島地大等が『漢和対照・妙法蓮華経』を編さんいたしました。この本は、一番最初に聖徳太子を賛えるはしがきがありまして、最後のほうに「法華大意」という注解を編集者が書いております。その中に、仏教の中で一番大事なこととして島地大等は「色心実相」という言葉をあげまして、それについて注を付けております。「然るに所謂実相(実在)の内容如何の問題に関して二箇の重要なる教義あり。一は円融三諦にして、二は一念三千の思想即ち是なり。是共に天台教学の中枢教義を為すものなり」と書いてあります。この本は大正三年の八月に刊行されたものですが、賢治は偶然にこの本を父親の本棚の中に見付けたのであります。(『宮沢賢治の文学と法華経』一九九三年水書房 二七一頁)
賢治は「みんな夢」という言葉ですべては単に夢幻であるという虚無的な世界観を表現したのではなく、円融三諦と一念三千で示された世界の実相を表現したと思われる。「みんな自分の中の現象」とは一念三千であり、一切の出来事は「夢」であり「誠」であり「妙法蓮華経」であるとは、「空」「仮」「中」の三諦を意味するからである。これは後に日蓮聖人遺文を学んだことと決して矛盾しない。このことから、このような法華経の真理を表現した童話は「すきとほつたほんたうのたべもの」(『童話集 注文の多い料理店』「序」 文8 一六頁)であるという賢治の言葉が生まれたのではなかろうか。
次の言葉にも注目したい。
すべてのものは悪にあらず。善にもあらず。われはなし。われはなし。われはなし。われはなし。われはなし。すべてはわれにして、われと云はるゝものにしてわれにあらず総ておのおのなり。(文9 二一四頁)

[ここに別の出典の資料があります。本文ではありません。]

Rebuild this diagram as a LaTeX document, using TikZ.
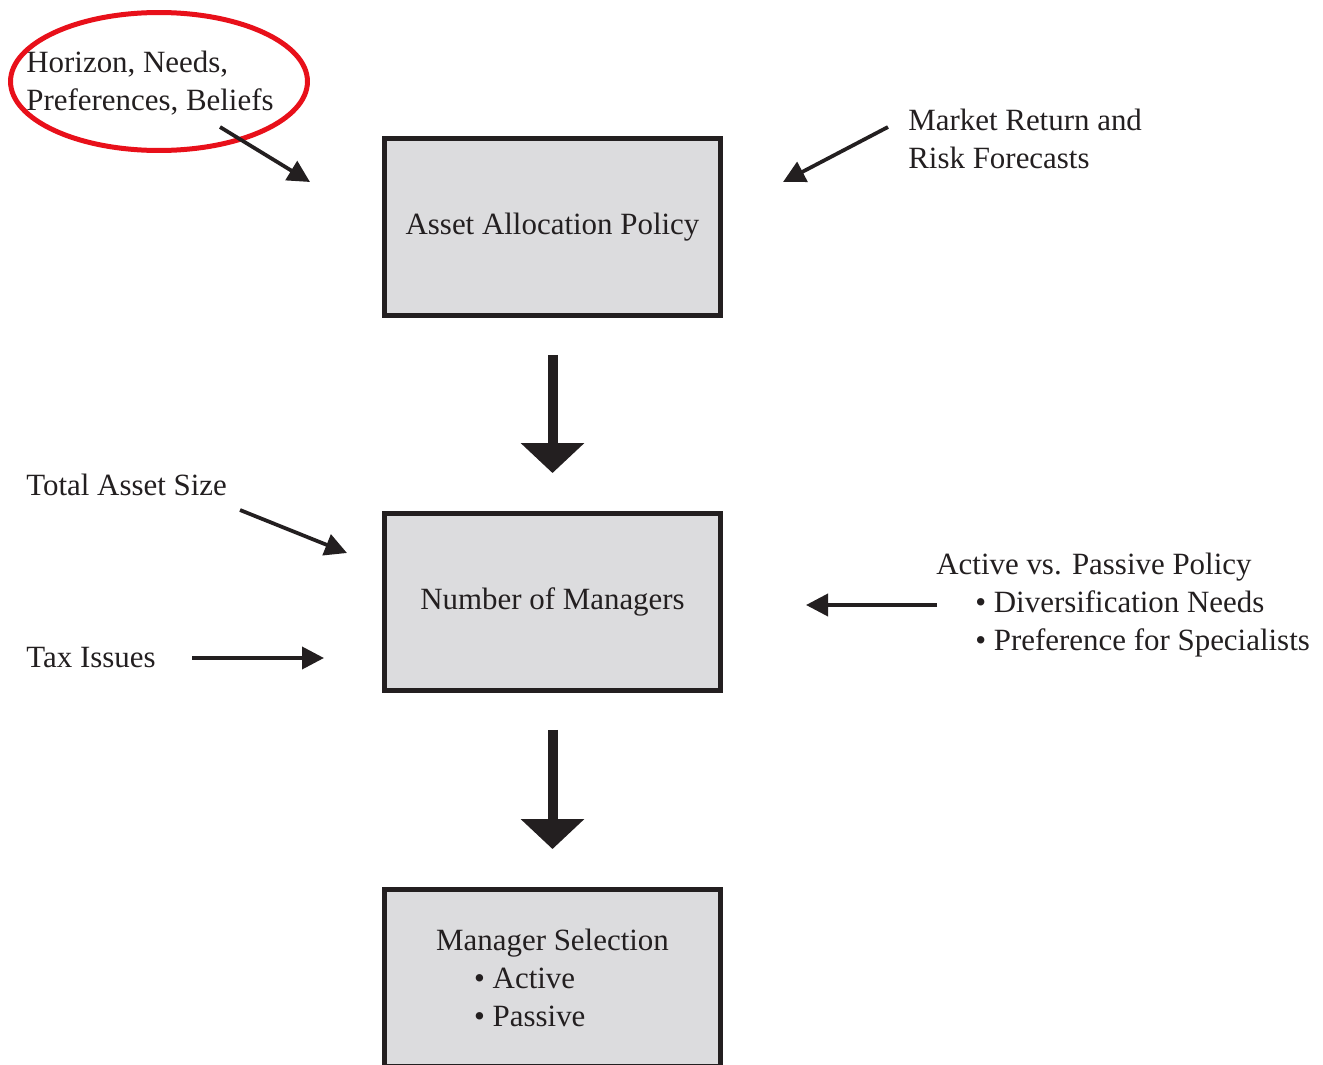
\documentclass[tikz,border=0pt]{standalone}
\usepackage{fontspec}
\setmainfont{Liberation Serif}
\usetikzlibrary{arrows.meta, positioning}
\definecolor{boxFill}{HTML}{DCDCDE}
\definecolor{inkColor}{HTML}{231F20}
\definecolor{markRed}{HTML}{E8101A}

\begin{document}
\begin{tikzpicture}[x=0.02cm, y=-0.02cm,
    every node/.style={font=\fontsize{17.6}{21.6}\selectfont, text=inkColor},
    stagebox/.style={draw=inkColor, line width=0.1cm, fill=boxFill, minimum width=6.72cm, minimum height=3.54cm, align=left},
    note/.style={inner sep=0pt, align=left},
    feedarrow/.style={line width=0.075cm, draw=inkColor, -{Triangle[length=0.44cm, width=0.44cm]}},
    bigarrow/.style={line width=0.2cm, draw=inkColor, -{Triangle[length=0.6cm, width=1.24cm]}}]
    \useasboundingbox (0,0) rectangle (1323,1065);

    \node[stagebox] (alloc) at (552.5,227) {Asset Allocation Policy};
    \node[stagebox] (nmgr) at (552.5,602) {Number of Managers};
    \node[stagebox] (msel) at (552.5,978) {Manager Selection\\\hspace*{0.76cm}• Active\\\hspace*{0.76cm}• Passive};

    \draw[bigarrow] ([yshift=-0.74cm]alloc.south) -- ([yshift=0.76cm]nmgr.north);
    \draw[bigarrow] ([yshift=-0.74cm]nmgr.south) -- ([yshift=0.76cm]msel.north);

    \node[note, anchor=base west] (horizon) at (26,110) {Horizon, Needs,\\Preferences, Beliefs};
    \draw[markRed, line width=0.1cm] (159,81.5) ellipse [x radius=2.97cm, y radius=1.38cm];
    \node[note, anchor=base west] (market) at (908,168) {Market Return and\\Risk Forecasts};
    \node[note, anchor=base west] (totsize) at (26,495) {Total Asset Size};
    \node[note, anchor=base west] (tax) at (26,667) {Tax Issues};
    \node[note, anchor=base west] (activepol) at (936,650) {Active vs. Passive Policy\\\hspace*{0.78cm}• Diversification Needs\\\hspace*{0.78cm}• Preference for Specialists};

    \coordinate (horizon-tail) at (220,127);
    \coordinate (horizon-head) at (310,182);
    \coordinate (market-tail) at (888,127);
    \coordinate (market-head) at (783,182);
    \coordinate (totsize-tail) at (240,510);
    \coordinate (totsize-head) at (347,553);
    \coordinate (tax-tail) at (192,658);
    \coordinate (tax-head) at (324,658);
    \coordinate (activepol-tail) at (937,605);
    \coordinate (activepol-head) at (806,605);

    \draw[feedarrow] (horizon-tail) -- (horizon-head);
    \draw[feedarrow] (market-tail) -- (market-head);
    \draw[feedarrow] (totsize-tail) -- (totsize-head);
    \draw[feedarrow] (tax-tail) -- (tax-head);
    \draw[feedarrow] (activepol-tail) -- (activepol-head);
\end{tikzpicture}
\end{document}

この書簡に表現されているものは、彼が理解し、信じた、仏教の基本的教理である無我、そして、一念三千の教えである。「われはなし」という思念からは人間中心、自我中心の私小説は生まれないだろう。人間と動植物が交流する物語が生まれたのである。また、「悪にあらず。善にもあらず」という思想から、この童話集に収められている他の童話、例えば、「烏の北斗七星」や「水仙月の四日」のような、武田鉄矢の言う「童話と読んで安心してい」(前掲『小説 賢治売り』二七八頁)られない物語が生まれたとしか考えられない。すでに賢治自身、「わけのわからないところもあるでせうが、そんなところは、わたくしにもまた、わけがわからないのです。」(前掲 童話集「序」文8 一六頁 )と述べているところであるが、このことばがすでに、じつは、この童話が仏教・法華経の真理をそのままに表現し、人間の思惟を超えたものであることを語っていると思われる。賢治童話は仏教・法華経の真理を表現したものとして、これからの世界の人々に読まれるべきものではなかろうか。
※本稿は平成十四年十月二十五日に身延山大学で開催された第五十五回日蓮宗教学研究発表大会で発表した原稿に加筆したものである。